Come si fa, nell’arco di una sola giornata, ad abbracciare una città intera? Una città grande e unica, fatta di luce e ombre nette, e ricca e povera insieme, e violenta, a volte, eppure non disperata. Il Papa c’è riuscito, e nelle strade gremite di Napoli è apparso, alla sera, stanco ma allegro – come uno che sia tornato a casa. Forse ricordandogli quella folla, quei cori, quelle facce, le strade della sua Buenos Aires.
E Napoli, a sua volta, ha abbracciato il Papa, nelle piazze gremite, e nei balconi con i grappoli di persone affacciate. Ma, se un’immagine può valerle tutte, allora resterà quella delle claustrali, in Duomo, uscite per la prima volta dopo una vita in convento, che cogliendo di assoluta sorpresa il servizio d’ordine sono salite svelte sull’altare, e si sono strette a Francesco.
Una giornata per una città intera, che aspettava quell’uomo, istintivamente cogliendo un’affinità con lui. E spesso il Papa a Napoli, come già ad Assisi, ha tralasciato i testi preparati e ha detto ciò che gli veniva sulle labbra al momento; in Duomo, davanti ai sacerdoti, quei fogli li ha messi via con decisione («I discorsi sono noiosi», ha detto), e ha parlato a braccio.
Ha voluto parlare a tutti, e a ognuno. A Scampia, dove agli uomini e donne di una periferia travagliata e multietnica ha ricordato che «siamo tutti migranti, siamo tutti in cammino». Al carcere di Poggioreale ha pranzato con 120 detenuti; e a uno che gli chiedeva che ne sarebbe stato di lui, dopo anni di prigione, ha ricordato una storia spesso dimenticata, e cioè che il primo uomo chiamato in Cielo da Cristo è stato il buon ladrone.

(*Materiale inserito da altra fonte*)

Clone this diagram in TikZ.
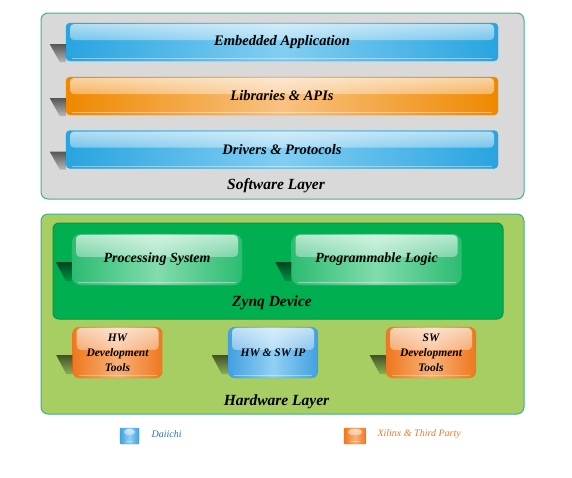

A Piazza del Plebiscito, ancora alzando gli occhi dal testo scritto, ha parlato a chi fatica a tirare avanti; e strofinando due dita nel gesto che indica i quattrini ha messo in guardia dai denari sporchi: «Questo – ha detto – è pane per oggi, e fame per domani...». Ma non ha dimenticato nemmeno quelli che non erano scesi in piazza, ma stavano magari davanti a una tv accesa in certe case, cui ci si avvicina con paura; e a loro ha chiesto, accorato, di lasciarsi trovare dalla misericordia di Dio.
Ai sacerdoti e alle suore, in Duomo, ha detto molte cose, ma in fondo una sola: Cristo, un intero discorso centrato su Cristo. Sulla misericordia, sulla testimonianza, sulla povertà scelta, sulla gioia che viene da Cristo. La sola che convince, e che contagia.
Ha abbracciato i malati, in quella lingua del corpo che accompagna nel dolore. E infine sul Lungomare, col blu del Mediterraneo alle spalle, ha chiesto ai figli di non abbandonare i vecchi genitori; agli sposi, di perdonarsi ogni sera, e sapere testimoniare un amore che non finisce; ai ragazzi, che gli chiedevano conto dei silenzi di Dio, ha risposto quasi umilmente, come chi pure è impotente di fronte al dolore, che il nostro Dio è anche il Dio dei silenzi. Del silenzio che avvolgeva Abramo, quando saliva monte per sacrificare il figlio Isacco, del silenzio immane che cadde attorno alla Croce. «Non ho ricette», ha ripetuto con semplicità Francesco: nessuna se non quel guardare la Croce, pregare e sperare: «Sperare è già resistere al male. È guardare al mondo con lo sguardo e con il cuore di Dio», aveva detto la mattina.
Limpide, antiche verità cristiane pronunciate guardando le gente negli occhi, come desiderando di poter comunicare a ognuno. Ieri, Napoli si è sentita guardata con uno sguardo buono. Di modo che quando, in Duomo, il cardinale Sepe ha mostrato che nell’ampolla il sangue di San Gennaro stava iniziando a liquefarsi, la piazza, affatto sorpresa, è scoppiata in un boato felice – quasi come dopo un bel goal, su cui contava.
Nella tradizione cristiana si dice che è la fede degli uomini, la condizione necessaria che rende possibili i miracoli. E ieri a Napoli quanta gente ha pregato, e domandato, e sperato. Ed è tornata a casa conscia che «sperare, è già resistere al male». Che sperare, dunque, è, ogni giorno, un cominciare. E questo è, forse, il miracolo più grande.